>> start The input

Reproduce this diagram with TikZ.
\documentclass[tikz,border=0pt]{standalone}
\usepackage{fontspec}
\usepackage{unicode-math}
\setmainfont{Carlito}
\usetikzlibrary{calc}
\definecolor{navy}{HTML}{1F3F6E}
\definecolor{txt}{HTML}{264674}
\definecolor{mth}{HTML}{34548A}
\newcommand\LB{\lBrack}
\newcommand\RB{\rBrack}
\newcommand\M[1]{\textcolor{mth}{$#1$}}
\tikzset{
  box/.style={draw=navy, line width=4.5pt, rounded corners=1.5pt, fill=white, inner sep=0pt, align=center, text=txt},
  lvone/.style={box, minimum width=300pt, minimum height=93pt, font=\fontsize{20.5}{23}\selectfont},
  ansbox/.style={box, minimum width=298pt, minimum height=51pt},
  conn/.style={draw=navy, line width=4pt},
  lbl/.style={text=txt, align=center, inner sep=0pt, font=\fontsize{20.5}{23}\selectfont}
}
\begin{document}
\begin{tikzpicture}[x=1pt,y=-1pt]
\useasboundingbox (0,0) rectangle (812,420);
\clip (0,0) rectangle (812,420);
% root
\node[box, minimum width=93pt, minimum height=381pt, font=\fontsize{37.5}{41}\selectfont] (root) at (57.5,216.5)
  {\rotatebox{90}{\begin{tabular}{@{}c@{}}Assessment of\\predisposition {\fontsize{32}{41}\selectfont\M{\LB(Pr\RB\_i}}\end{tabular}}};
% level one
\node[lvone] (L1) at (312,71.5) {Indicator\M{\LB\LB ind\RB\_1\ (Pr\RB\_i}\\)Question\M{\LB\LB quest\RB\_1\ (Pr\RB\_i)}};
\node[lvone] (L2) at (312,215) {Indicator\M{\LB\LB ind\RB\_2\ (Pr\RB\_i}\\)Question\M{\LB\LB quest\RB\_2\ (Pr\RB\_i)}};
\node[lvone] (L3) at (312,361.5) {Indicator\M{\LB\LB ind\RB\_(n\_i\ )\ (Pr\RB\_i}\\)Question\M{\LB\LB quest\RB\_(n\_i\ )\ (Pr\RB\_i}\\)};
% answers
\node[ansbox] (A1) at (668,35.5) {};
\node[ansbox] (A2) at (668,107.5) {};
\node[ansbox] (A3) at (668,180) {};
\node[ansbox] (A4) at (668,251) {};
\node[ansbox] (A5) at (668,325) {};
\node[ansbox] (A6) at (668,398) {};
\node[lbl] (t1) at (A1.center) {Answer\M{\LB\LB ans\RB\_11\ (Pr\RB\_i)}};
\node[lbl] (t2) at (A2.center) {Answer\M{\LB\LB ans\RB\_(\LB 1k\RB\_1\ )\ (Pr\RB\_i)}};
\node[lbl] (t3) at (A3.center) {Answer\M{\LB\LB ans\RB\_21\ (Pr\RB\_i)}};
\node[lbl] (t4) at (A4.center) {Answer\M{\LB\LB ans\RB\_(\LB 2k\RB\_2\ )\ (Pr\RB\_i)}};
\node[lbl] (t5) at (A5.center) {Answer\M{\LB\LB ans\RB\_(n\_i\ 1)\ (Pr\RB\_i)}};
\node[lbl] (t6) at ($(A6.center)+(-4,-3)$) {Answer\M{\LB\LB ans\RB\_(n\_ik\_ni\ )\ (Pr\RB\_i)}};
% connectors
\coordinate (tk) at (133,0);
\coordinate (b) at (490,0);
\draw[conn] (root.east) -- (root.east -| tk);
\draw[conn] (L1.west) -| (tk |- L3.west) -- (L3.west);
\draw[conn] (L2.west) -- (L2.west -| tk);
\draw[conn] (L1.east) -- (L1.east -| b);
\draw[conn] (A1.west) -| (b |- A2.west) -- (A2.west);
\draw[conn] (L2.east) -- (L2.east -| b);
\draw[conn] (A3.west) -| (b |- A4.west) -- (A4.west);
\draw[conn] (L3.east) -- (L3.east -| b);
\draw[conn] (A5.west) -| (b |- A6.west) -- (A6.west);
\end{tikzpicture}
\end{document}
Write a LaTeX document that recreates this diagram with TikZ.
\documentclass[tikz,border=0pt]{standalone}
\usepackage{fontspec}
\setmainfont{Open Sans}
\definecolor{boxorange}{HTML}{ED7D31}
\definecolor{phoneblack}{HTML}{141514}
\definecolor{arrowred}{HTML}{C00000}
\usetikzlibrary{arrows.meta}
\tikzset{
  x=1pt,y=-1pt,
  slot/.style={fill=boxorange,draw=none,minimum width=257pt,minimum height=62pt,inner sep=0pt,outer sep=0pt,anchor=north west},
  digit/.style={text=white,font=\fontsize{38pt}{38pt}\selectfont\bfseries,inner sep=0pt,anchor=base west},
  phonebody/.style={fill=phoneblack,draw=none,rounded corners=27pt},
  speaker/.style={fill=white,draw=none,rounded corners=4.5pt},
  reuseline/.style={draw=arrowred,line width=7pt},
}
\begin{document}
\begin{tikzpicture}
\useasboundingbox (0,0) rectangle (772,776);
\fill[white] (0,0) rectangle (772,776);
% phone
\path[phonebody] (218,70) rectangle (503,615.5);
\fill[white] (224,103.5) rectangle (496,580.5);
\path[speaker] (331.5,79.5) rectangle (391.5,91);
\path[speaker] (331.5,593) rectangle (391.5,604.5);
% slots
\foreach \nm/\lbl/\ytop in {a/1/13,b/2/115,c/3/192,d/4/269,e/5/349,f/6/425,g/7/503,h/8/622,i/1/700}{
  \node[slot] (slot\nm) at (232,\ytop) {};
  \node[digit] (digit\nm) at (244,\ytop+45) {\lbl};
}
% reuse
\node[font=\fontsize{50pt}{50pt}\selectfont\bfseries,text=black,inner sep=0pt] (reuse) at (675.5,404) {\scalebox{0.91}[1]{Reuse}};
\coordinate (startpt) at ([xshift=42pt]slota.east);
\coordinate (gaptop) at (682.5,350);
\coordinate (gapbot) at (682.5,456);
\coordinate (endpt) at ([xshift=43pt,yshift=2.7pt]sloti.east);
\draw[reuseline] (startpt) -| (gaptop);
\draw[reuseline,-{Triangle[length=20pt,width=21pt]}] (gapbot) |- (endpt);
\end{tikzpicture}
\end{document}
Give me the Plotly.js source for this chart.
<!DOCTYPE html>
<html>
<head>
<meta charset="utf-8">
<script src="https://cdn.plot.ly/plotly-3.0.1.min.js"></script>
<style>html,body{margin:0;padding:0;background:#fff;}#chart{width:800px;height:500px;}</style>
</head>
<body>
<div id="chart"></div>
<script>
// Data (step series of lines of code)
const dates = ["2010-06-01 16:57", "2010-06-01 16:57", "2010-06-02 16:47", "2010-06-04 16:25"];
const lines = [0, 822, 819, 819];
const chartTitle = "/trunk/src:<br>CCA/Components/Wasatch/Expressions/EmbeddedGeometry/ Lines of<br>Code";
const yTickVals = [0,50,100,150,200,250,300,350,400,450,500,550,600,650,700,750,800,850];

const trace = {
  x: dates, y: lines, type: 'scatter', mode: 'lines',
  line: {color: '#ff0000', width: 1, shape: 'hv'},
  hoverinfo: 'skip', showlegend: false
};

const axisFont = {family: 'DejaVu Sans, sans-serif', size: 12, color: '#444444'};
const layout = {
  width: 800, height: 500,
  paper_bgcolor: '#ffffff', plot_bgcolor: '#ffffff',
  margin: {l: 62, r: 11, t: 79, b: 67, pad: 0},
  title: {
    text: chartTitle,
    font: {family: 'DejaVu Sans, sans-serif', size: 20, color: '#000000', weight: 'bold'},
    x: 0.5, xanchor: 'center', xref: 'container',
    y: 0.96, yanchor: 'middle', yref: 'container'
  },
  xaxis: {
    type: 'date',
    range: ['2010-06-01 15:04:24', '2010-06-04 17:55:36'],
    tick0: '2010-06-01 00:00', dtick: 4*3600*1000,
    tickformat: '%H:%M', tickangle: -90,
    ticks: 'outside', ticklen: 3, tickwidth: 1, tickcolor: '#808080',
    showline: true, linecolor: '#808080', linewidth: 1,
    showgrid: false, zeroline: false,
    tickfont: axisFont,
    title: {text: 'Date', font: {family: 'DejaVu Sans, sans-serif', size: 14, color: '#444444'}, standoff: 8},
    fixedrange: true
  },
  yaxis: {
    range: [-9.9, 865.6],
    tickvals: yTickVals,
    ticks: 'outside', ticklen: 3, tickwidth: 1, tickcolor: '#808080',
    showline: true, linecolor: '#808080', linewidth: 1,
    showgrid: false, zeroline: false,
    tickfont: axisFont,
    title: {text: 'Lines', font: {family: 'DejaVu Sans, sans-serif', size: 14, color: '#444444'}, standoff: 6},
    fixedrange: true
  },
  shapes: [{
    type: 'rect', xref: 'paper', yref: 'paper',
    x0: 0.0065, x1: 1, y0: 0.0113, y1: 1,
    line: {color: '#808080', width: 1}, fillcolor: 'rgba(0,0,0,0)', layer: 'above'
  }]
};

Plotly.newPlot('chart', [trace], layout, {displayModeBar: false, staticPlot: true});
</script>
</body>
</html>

>> end The input

Copy all lines above containing the string "with".

Reproduce this diagram with TikZ.
Write a LaTeX document that recreates this diagram with TikZ.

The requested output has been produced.